Nevertheless, the issue was discussed within the company and the owner encouraged his managers to help him to decide. Since some companies that had previously been interested in GG1 had now turned to alternatives, only two suitors remained. One was already operating in Brazil, whereas the other (G1) had no Brazilian plant, despite ranking fourth in its field throughout the world. The owner asked 30 of his managers to decide to which company he should sell GG1. Although the other company had offered a higher price, they chose G1 for a number of reasons. Without an existing plant in Brazil, the risk that G1 would cut staff at GG1 was lower. Also, G1 had very advanced technology, an attractive management style driven by a think globally, act locally philosophy, and values that were similar to those of GG1. Therefore, the managers thought that GG1 would become G1 plus those employees who had relationships with clients and suppliers. The deal, which was concluded in August 1999, was ultimately seen as the best for employees, clients, suppliers and shareholders.

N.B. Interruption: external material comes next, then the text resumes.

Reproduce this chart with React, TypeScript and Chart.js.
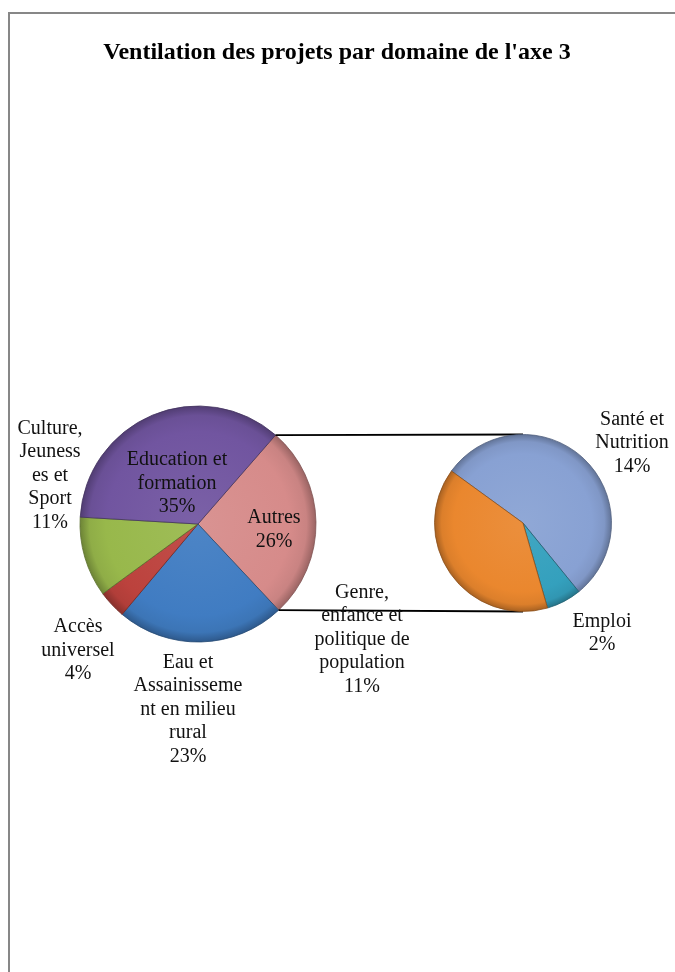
import React, { useEffect, useRef } from "react";
import { Chart, registerables } from "chart.js";

Chart.register(...registerables);

const TITLE = "Ventilation des projets par domaine de l'axe 3";

// Main (left) pie — clockwise starting with the "Autres" slice
const mainCategories = [
  "Autres",
  "Eau et Assainissement en milieu rural",
  "Accès universel",
  "Culture, Jeunesses et Sport",
  "Education et formation",
];
const mainValues = [26.4, 22.9, 3.8, 10.9, 35.2];
const mainLabelLines = [
  ["Autres"],
  ["Eau et", "Assainisseme", "nt en milieu", "rural"],
  ["Accès", "universel"],
  ["Culture,", "Jeuness", "es et", "Sport"],
  ["Education et", "formation"],
];
const mainColors = ["#D68B8A", "#407CC2", "#BC423D", "#98B84B", "#7155A0"];

// Secondary (right) pie — breakdown of "Autres"
const subCategories = [
  "Santé et Nutrition",
  "Emploi",
  "Genre, enfance et politique de population",
];
const subValues = [14.4, 1.7, 10.5];
const subLabelLines = [
  ["Santé et", "Nutrition"],
  ["Emploi"],
  ["Genre,", "enfance et", "politique de", "population"],
];
const subColors = ["#88A1D3", "#34A0BD", "#EA872E"];

const W = 665;
const H = 958;
const FONT = '"Liberation Serif", "Times New Roman", serif';

function shade(hex: string, amt: number) {
  const n = parseInt(hex.slice(1), 16);
  const r = (n >> 16) & 255,
    g = (n >> 8) & 255,
    b = n & 255;
  const f = (c: number) =>
    Math.round(amt >= 0 ? c + (255 - c) * amt : c * (1 + amt));
  return `rgb(${f(r)},${f(g)},${f(b)})`;
}

function bevelFill(colors: string[], radius: number) {
  return (ctx: any) => {
    const chart = ctx.chart;
    const a = chart.chartArea;
    const base = colors[ctx.dataIndex];
    if (!a) return base;
    const cx = (a.left + a.right) / 2;
    const cy = (a.top + a.bottom) / 2;
    const g = chart.ctx.createRadialGradient(cx, cy, 0, cx, cy, radius);
    g.addColorStop(0, shade(base, 0.07));
    g.addColorStop(0.78, base);
    g.addColorStop(0.92, shade(base, -0.06));
    g.addColorStop(1, shade(base, -0.28));
    return g;
  };
}

function makeLabelPlugin(lines: string[][], offsets: number[][]) {
  return {
    id: "sliceLabels",
    afterDatasetsDraw(chart: any) {
      const meta = chart.getDatasetMeta(0);
      const data = chart.data.datasets[0].data as number[];
      const ctx = chart.ctx;
      ctx.save();
      ctx.font = `20px ${FONT}`;
      ctx.fillStyle = "#111";
      ctx.textAlign = "center";
      ctx.textBaseline = "middle";
      const lh = 23.5;
      meta.data.forEach((arc: any, i: number) => {
        const { x, y, outerRadius } = arc.getProps(["x", "y", "outerRadius"], true);
        const [dx, dy] = offsets[i];
        const all = [...lines[i], Math.round(data[i]) + "%"];
        const cx = x + dx * outerRadius;
        const cy = y + dy * outerRadius;
        all.forEach((t, k) => {
          ctx.fillText(t, cx, cy + (k - (all.length - 1) / 2) * lh);
        });
      });
      ctx.restore();
    },
  };
}

const titlePlugin = {
  id: "titleText",
  afterDraw(chart: any) {
    const ctx = chart.ctx;
    ctx.save();
    ctx.font = `bold 24px ${FONT}`;
    ctx.fillStyle = "#000";
    ctx.textAlign = "center";
    ctx.textBaseline = "middle";
    ctx.fillText(TITLE, 327, 39);
    ctx.restore();
  },
};

export default function App() {
  const mainRef = useRef<HTMLCanvasElement>(null);
  const subRef = useRef<HTMLCanvasElement>(null);

  useEffect(() => {
    if (!mainRef.current || !subRef.current) return;
    const mainTotal = mainValues.reduce((s, v) => s + v, 0);
    const mainRadius = 118;
    const subRadius = 88.5;

    const mainChart = new Chart(mainRef.current, {
      type: "pie",
      data: {
        labels: mainCategories,
        datasets: [
          {
            data: mainValues,
            backgroundColor: bevelFill(mainColors, mainRadius),
            borderColor: mainColors.map((c) => shade(c, -0.4)),
            borderWidth: 0.8,
          },
        ],
      },
      options: {
        responsive: false,
        devicePixelRatio: 1,
        animation: false,
        events: [],
        radius: mainRadius,
        rotation: 90 - ((mainValues[0] / mainTotal) * 360) / 2 - 1,
        layout: { padding: { left: 0, right: 289, top: 62, bottom: 0 } },
        plugins: {
          legend: { display: false },
          tooltip: { enabled: false },
          title: { display: false },
        },
      } as any,
      plugins: [
        makeLabelPlugin(mainLabelLines, [
          [0.644, 0.05],
          [-0.085, 1.572],
          [-1.017, 1.07],
          [-1.254, -0.411],
          [-0.178, -0.343],
        ]),
        titlePlugin,
      ],
    });

    const connectorPlugin = {
      id: "connector",
      beforeDatasetsDraw(chart: any) {
        const arc: any = mainChart.getDatasetMeta(0).data[0];
        if (!arc) return;
        const p = arc.getProps(["x", "y", "startAngle", "endAngle", "outerRadius"], true);
        const s: any = chart.getDatasetMeta(0).data[0];
        const q = s.getProps(["x", "y", "outerRadius"], true);
        const ctx = chart.ctx;
        ctx.save();
        ctx.strokeStyle = "#000";
        ctx.lineWidth = 1.8;
        ctx.beginPath();
        ctx.moveTo(p.x + p.outerRadius * Math.cos(p.startAngle), p.y + p.outerRadius * Math.sin(p.startAngle));
        ctx.lineTo(q.x, q.y - q.outerRadius);
        ctx.moveTo(p.x + p.outerRadius * Math.cos(p.endAngle), p.y + p.outerRadius * Math.sin(p.endAngle));
        ctx.lineTo(q.x, q.y + q.outerRadius);
        ctx.stroke();
        ctx.restore();
      },
    };

    const subChart = new Chart(subRef.current, {
      type: "pie",
      data: {
        labels: subCategories,
        datasets: [
          {
            data: subValues,
            backgroundColor: bevelFill(subColors, subRadius),
            borderColor: subColors.map((c) => shade(c, -0.4)),
            borderWidth: 0.8,
          },
        ],
      },
      options: {
        responsive: false,
        devicePixelRatio: 1,
        animation: false,
        events: [],
        radius: subRadius,
        rotation: 306,
        layout: { padding: { left: 361, right: 0, top: 60, bottom: 0 } },
        plugins: {
          legend: { display: false },
          tooltip: { enabled: false },
          title: { display: false },
        },
      } as any,
      plugins: [
        connectorPlugin,
        makeLabelPlugin(subLabelLines, [
          [1.232, -0.904],
          [0.893, 1.243],
          [-1.819, 1.316],
        ]),
      ],
    });

    return () => {
      subChart.destroy();
      mainChart.destroy();
    };
  }, []);

  return (
    <div
      style={{
        position: "absolute",
        left: 8,
        top: 12,
        width: 667,
        height: 960,
        boxSizing: "border-box",
        borderLeft: "2px solid #878787",
        borderTop: "2px solid #878787",
        background: "#fff",
      }}
    >
      <canvas
        ref={mainRef}
        width={W}
        height={H}
        style={{ position: "absolute", left: 0, top: 0, width: W, height: H }}
      />
      <canvas
        ref={subRef}
        width={W}
        height={H}
        style={{ position: "absolute", left: 0, top: 0, width: W, height: H }}
      />
    </div>
  );
}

Personnel in G1 and GG1 had actually known each other for some time. Both companies had signed a contract in 1989 to jointly manufacture escalators, although this venture did not succeed. Then, when G1 defined the elevator business as a priority in Latin America, it focused on GG1 because it appeared to have a similar core culture. Culture was a major concern because the elevator business has to adapt to local conditions. GG1 had developed its relationships with some clients for more than 30 years and so trust was inherent to them. The elevator industry is one in which success depends on knowing clients well and in being able to satisfy local product requirements and service quality.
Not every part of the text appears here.